REQUEST:
Set down word for word the lines running from the line with "Write the D3.js code for this chart." to the line with "d3.scaleLinear().domain([0, 120]).range([mBottom, mTop]);", ends included. Skip every picture.

GIVEN DATA:

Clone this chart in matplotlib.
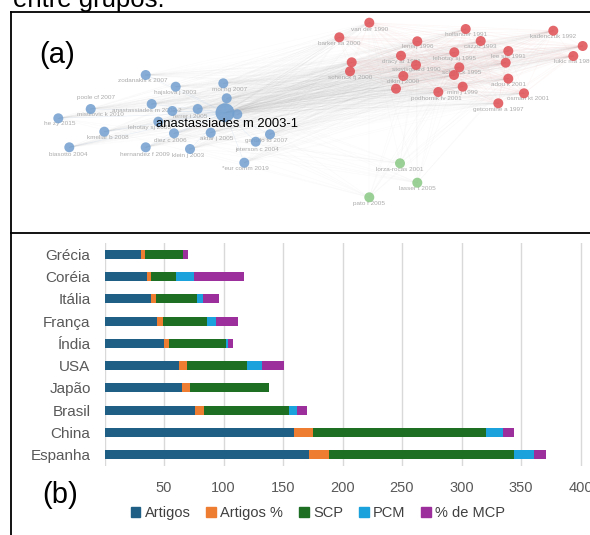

* * *

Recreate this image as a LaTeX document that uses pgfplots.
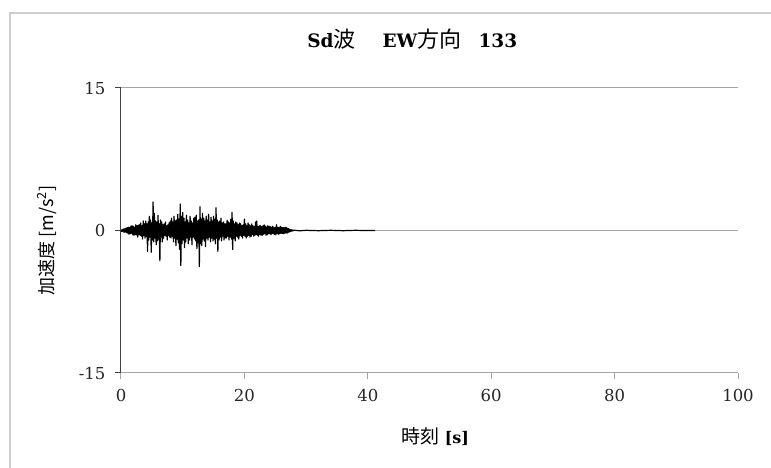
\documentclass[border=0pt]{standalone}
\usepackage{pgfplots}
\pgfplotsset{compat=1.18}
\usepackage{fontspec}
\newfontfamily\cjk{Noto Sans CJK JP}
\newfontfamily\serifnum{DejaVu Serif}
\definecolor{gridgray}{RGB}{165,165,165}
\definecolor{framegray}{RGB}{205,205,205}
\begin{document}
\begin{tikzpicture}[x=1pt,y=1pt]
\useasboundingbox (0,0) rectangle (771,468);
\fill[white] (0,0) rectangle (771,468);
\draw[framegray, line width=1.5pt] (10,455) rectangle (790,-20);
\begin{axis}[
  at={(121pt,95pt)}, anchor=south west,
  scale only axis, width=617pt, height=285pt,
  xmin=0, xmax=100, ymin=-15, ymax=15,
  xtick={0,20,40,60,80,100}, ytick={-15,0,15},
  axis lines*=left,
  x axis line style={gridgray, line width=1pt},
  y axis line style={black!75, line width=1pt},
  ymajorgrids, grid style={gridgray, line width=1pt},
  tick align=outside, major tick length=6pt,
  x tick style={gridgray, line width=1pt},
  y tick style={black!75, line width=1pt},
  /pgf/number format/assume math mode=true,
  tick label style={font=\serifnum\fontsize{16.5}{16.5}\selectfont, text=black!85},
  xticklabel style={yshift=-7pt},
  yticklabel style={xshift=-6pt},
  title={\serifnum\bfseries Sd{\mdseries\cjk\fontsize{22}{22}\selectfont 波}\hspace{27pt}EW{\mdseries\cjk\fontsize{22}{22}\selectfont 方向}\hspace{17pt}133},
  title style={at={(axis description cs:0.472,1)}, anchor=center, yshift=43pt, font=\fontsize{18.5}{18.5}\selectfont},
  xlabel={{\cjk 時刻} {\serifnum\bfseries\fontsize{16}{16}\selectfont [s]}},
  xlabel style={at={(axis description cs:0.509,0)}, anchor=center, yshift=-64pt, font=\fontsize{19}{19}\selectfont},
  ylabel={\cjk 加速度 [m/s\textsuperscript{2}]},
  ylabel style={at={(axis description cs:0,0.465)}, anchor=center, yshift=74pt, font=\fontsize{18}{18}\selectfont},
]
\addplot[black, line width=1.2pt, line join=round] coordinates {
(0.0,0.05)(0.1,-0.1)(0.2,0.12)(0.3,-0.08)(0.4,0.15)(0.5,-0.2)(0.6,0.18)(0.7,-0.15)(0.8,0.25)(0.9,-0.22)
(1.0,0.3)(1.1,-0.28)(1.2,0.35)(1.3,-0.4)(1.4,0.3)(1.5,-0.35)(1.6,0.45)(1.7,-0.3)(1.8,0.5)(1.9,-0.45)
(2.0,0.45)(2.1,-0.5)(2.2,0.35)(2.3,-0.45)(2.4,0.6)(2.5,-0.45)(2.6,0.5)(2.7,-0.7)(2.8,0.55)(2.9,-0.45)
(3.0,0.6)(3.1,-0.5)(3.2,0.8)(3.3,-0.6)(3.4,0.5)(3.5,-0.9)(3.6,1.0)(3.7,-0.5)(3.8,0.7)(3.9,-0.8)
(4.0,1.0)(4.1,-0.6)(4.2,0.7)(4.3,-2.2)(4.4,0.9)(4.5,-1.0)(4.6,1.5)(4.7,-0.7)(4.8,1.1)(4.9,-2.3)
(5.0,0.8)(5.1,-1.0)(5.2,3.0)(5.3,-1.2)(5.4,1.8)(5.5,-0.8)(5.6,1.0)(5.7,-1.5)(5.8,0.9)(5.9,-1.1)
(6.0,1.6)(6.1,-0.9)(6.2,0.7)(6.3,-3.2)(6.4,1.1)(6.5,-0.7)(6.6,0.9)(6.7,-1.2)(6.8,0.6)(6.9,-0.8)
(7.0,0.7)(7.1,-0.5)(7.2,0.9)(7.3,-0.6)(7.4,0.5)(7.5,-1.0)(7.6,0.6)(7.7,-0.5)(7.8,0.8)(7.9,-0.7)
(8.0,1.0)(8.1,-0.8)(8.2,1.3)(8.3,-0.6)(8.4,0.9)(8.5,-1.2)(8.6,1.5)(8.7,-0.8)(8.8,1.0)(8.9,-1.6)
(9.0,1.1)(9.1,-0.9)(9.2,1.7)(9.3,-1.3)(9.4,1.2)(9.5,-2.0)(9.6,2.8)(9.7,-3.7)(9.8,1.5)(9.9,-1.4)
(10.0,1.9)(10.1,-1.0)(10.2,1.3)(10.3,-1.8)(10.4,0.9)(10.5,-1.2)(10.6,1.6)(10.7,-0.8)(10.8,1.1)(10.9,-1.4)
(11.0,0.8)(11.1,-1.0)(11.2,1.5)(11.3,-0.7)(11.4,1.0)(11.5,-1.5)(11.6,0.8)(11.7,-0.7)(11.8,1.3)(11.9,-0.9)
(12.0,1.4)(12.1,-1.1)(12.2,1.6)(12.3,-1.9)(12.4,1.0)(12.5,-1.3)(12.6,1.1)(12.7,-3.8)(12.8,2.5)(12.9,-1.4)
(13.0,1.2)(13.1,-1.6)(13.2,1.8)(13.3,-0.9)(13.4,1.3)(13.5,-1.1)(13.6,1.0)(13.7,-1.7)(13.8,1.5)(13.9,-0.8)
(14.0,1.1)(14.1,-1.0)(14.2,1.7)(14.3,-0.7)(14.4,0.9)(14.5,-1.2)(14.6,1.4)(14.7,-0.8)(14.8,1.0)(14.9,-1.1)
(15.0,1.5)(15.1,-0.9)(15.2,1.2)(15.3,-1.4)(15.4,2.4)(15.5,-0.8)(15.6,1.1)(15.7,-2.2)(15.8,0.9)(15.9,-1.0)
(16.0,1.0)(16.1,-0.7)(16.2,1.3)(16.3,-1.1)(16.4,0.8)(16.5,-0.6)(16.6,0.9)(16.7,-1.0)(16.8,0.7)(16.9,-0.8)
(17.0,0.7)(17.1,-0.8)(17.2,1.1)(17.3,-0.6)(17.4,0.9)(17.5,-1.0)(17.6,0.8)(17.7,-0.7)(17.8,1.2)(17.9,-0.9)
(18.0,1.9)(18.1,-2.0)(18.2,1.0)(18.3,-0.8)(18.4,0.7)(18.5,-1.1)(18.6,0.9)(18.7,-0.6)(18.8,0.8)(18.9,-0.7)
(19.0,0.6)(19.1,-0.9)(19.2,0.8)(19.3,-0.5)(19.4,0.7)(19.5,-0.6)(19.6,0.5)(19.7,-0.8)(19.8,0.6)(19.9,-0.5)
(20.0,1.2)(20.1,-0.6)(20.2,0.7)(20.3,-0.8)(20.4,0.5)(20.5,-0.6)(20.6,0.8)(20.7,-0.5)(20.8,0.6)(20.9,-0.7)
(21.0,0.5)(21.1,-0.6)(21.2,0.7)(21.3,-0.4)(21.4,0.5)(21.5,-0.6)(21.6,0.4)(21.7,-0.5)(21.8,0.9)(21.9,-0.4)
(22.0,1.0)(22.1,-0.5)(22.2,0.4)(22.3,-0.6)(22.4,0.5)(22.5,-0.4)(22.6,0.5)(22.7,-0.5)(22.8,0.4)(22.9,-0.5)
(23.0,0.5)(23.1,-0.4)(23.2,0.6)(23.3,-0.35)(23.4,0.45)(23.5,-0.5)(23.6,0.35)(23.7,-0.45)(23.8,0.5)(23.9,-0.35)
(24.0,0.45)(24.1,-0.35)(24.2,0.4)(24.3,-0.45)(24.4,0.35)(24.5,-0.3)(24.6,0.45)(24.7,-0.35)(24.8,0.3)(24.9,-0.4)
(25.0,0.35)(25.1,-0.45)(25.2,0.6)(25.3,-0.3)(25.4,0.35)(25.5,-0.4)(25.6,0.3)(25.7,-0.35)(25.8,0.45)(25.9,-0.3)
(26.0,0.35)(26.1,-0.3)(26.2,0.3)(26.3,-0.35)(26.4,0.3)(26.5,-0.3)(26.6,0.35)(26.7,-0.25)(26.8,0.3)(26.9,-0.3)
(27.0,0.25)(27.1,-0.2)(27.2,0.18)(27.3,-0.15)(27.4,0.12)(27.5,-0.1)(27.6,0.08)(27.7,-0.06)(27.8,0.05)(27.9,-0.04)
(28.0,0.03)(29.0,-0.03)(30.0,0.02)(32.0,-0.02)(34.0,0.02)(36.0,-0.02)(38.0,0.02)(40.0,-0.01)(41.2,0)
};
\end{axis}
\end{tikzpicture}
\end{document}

==

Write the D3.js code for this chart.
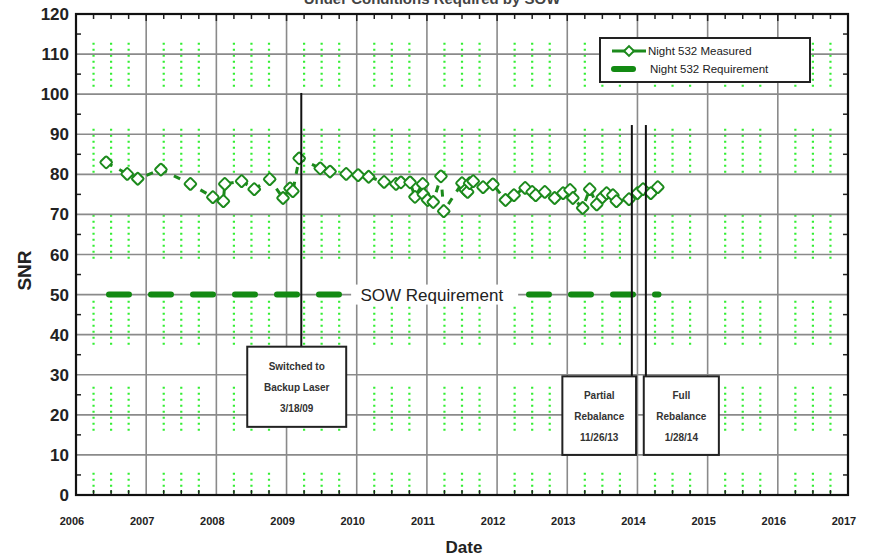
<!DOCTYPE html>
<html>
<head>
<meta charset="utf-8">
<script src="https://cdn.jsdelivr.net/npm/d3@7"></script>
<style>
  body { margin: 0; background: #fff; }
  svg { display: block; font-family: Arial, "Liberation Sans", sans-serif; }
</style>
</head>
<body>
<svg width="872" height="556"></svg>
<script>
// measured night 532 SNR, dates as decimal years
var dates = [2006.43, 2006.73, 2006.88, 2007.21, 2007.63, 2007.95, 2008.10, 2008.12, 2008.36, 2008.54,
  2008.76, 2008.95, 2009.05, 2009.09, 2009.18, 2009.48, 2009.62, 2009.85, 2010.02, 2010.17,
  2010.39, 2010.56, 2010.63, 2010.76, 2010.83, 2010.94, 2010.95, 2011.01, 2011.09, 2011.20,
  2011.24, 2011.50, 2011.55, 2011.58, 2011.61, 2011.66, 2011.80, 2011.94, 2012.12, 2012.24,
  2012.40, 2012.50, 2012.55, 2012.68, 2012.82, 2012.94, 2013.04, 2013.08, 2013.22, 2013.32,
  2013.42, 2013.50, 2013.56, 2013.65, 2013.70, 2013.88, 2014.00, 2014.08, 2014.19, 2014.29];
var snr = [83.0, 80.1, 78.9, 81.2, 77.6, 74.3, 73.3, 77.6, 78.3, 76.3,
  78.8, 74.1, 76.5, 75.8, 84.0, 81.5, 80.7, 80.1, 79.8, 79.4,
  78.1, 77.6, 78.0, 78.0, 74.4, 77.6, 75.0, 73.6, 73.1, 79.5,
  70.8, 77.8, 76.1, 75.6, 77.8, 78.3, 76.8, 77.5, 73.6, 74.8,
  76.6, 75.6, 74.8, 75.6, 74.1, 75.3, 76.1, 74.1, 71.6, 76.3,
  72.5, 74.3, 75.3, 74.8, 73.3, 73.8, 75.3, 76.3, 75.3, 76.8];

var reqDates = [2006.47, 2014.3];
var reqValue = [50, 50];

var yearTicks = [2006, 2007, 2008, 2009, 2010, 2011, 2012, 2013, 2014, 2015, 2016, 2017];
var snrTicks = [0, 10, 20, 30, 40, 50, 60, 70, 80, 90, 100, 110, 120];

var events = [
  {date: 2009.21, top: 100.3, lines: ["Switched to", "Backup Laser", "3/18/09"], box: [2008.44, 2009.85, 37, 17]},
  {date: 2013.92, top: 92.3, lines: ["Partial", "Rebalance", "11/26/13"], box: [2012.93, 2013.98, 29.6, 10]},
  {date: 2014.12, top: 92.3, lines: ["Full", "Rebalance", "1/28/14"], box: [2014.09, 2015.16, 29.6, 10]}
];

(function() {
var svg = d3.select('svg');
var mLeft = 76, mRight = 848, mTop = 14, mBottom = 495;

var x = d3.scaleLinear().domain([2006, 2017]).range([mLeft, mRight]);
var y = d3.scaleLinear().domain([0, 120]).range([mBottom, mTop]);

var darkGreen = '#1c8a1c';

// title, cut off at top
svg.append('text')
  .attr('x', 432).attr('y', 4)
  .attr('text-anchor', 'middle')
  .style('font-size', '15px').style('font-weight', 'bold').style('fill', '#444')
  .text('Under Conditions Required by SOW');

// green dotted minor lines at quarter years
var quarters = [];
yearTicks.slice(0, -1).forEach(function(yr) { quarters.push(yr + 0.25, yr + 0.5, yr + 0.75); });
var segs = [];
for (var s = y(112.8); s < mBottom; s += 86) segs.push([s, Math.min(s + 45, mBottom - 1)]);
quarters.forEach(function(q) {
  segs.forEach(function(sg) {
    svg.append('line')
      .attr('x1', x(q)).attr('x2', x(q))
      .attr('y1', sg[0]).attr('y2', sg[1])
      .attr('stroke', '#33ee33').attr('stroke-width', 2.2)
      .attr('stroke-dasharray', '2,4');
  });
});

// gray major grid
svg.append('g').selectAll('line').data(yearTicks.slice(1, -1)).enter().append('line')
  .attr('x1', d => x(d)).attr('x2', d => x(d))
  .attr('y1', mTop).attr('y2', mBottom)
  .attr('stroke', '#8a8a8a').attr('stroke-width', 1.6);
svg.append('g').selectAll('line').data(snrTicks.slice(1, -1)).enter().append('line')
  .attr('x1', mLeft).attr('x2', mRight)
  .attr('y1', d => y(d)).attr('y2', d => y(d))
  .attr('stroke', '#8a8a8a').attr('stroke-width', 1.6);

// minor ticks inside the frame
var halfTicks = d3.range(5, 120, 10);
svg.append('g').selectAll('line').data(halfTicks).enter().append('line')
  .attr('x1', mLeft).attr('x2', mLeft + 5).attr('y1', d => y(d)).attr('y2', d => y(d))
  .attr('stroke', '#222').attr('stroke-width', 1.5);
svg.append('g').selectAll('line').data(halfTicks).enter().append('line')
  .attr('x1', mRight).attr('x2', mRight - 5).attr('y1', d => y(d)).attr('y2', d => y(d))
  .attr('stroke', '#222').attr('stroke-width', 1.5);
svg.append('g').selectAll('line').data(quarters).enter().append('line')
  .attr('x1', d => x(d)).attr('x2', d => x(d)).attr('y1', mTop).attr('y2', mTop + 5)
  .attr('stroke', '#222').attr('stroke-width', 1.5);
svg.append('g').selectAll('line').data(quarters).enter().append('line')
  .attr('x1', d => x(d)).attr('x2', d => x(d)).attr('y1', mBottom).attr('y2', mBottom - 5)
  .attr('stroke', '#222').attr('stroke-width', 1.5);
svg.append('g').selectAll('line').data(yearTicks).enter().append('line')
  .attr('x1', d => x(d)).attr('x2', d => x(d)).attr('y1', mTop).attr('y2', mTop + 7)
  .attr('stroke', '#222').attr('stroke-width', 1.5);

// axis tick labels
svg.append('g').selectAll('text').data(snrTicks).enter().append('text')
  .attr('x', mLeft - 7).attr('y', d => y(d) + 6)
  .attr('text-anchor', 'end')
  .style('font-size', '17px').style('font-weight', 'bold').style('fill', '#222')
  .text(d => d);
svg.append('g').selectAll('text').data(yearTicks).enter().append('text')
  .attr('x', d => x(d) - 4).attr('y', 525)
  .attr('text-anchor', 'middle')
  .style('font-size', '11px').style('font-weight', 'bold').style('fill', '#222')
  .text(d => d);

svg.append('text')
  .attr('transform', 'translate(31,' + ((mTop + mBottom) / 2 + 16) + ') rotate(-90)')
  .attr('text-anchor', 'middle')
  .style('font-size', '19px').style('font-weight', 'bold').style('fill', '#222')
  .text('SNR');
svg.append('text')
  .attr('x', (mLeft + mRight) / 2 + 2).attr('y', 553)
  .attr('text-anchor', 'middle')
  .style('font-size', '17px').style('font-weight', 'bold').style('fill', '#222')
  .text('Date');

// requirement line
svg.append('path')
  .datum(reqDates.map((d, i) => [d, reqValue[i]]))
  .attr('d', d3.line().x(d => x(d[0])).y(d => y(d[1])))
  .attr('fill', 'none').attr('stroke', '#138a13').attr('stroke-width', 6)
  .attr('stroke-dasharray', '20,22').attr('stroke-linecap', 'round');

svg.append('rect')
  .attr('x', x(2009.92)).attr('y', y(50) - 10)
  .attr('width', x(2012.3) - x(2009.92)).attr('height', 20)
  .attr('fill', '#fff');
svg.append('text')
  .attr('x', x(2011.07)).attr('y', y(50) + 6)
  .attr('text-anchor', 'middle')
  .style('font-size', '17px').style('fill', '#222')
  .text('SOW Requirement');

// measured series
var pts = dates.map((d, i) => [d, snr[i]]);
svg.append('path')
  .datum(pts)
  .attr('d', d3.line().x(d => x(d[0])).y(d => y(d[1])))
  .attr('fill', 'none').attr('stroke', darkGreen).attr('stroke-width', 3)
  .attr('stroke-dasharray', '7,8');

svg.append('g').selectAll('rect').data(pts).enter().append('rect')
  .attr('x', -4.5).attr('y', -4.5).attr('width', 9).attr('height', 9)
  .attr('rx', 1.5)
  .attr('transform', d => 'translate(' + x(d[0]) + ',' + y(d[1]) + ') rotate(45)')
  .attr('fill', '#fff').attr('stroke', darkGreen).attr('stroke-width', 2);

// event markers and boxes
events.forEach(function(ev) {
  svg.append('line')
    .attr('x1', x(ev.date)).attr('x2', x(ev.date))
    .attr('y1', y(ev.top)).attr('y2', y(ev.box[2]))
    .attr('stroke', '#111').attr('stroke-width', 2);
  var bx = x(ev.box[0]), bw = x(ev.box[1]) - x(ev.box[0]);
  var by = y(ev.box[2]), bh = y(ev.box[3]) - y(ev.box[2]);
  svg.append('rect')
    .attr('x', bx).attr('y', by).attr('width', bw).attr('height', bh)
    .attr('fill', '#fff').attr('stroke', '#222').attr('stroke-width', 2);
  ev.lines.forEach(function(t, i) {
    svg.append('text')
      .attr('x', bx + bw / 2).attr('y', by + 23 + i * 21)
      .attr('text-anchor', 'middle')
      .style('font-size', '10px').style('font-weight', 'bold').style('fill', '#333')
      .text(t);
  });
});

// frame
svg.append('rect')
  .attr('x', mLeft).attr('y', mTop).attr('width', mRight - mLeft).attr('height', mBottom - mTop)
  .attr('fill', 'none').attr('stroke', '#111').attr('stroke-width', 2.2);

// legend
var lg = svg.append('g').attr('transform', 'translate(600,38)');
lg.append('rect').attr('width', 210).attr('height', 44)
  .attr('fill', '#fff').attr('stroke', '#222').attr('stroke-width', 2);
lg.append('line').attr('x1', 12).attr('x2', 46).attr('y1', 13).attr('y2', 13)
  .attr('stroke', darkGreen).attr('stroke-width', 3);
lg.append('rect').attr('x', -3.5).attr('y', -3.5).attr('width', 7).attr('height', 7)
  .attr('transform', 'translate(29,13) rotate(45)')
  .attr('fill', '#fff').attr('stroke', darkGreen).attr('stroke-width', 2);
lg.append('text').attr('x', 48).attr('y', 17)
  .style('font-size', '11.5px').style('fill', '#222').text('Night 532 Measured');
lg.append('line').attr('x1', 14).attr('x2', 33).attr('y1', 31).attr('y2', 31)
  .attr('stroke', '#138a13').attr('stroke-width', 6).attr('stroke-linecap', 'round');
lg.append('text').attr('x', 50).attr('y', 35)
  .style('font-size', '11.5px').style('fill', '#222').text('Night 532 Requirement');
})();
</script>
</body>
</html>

ANSWER TO THIS PROBLEM:
Write the D3.js code for this chart.
<!DOCTYPE html>
<html>
<head>
<meta charset="utf-8">
<script src="https://cdn.jsdelivr.net/npm/d3@7"></script>
<style>
  body { margin: 0; background: #fff; }
  svg { display: block; font-family: Arial, "Liberation Sans", sans-serif; }
</style>
</head>
<body>
<svg width="872" height="556"></svg>
<script>
// measured night 532 SNR, dates as decimal years
var dates = [2006.43, 2006.73, 2006.88, 2007.21, 2007.63, 2007.95, 2008.10, 2008.12, 2008.36, 2008.54,
  2008.76, 2008.95, 2009.05, 2009.09, 2009.18, 2009.48, 2009.62, 2009.85, 2010.02, 2010.17,
  2010.39, 2010.56, 2010.63, 2010.76, 2010.83, 2010.94, 2010.95, 2011.01, 2011.09, 2011.20,
  2011.24, 2011.50, 2011.55, 2011.58, 2011.61, 2011.66, 2011.80, 2011.94, 2012.12, 2012.24,
  2012.40, 2012.50, 2012.55, 2012.68, 2012.82, 2012.94, 2013.04, 2013.08, 2013.22, 2013.32,
  2013.42, 2013.50, 2013.56, 2013.65, 2013.70, 2013.88, 2014.00, 2014.08, 2014.19, 2014.29];
var snr = [83.0, 80.1, 78.9, 81.2, 77.6, 74.3, 73.3, 77.6, 78.3, 76.3,
  78.8, 74.1, 76.5, 75.8, 84.0, 81.5, 80.7, 80.1, 79.8, 79.4,
  78.1, 77.6, 78.0, 78.0, 74.4, 77.6, 75.0, 73.6, 73.1, 79.5,
  70.8, 77.8, 76.1, 75.6, 77.8, 78.3, 76.8, 77.5, 73.6, 74.8,
  76.6, 75.6, 74.8, 75.6, 74.1, 75.3, 76.1, 74.1, 71.6, 76.3,
  72.5, 74.3, 75.3, 74.8, 73.3, 73.8, 75.3, 76.3, 75.3, 76.8];

var reqDates = [2006.47, 2014.3];
var reqValue = [50, 50];

var yearTicks = [2006, 2007, 2008, 2009, 2010, 2011, 2012, 2013, 2014, 2015, 2016, 2017];
var snrTicks = [0, 10, 20, 30, 40, 50, 60, 70, 80, 90, 100, 110, 120];

var events = [
  {date: 2009.21, top: 100.3, lines: ["Switched to", "Backup Laser", "3/18/09"], box: [2008.44, 2009.85, 37, 17]},
  {date: 2013.92, top: 92.3, lines: ["Partial", "Rebalance", "11/26/13"], box: [2012.93, 2013.98, 29.6, 10]},
  {date: 2014.12, top: 92.3, lines: ["Full", "Rebalance", "1/28/14"], box: [2014.09, 2015.16, 29.6, 10]}
];

(function() {
var svg = d3.select('svg');
var mLeft = 76, mRight = 848, mTop = 14, mBottom = 495;

var x = d3.scaleLinear().domain([2006, 2017]).range([mLeft, mRight]);
var y = d3.scaleLinear().domain([0, 120]).range([mBottom, mTop]);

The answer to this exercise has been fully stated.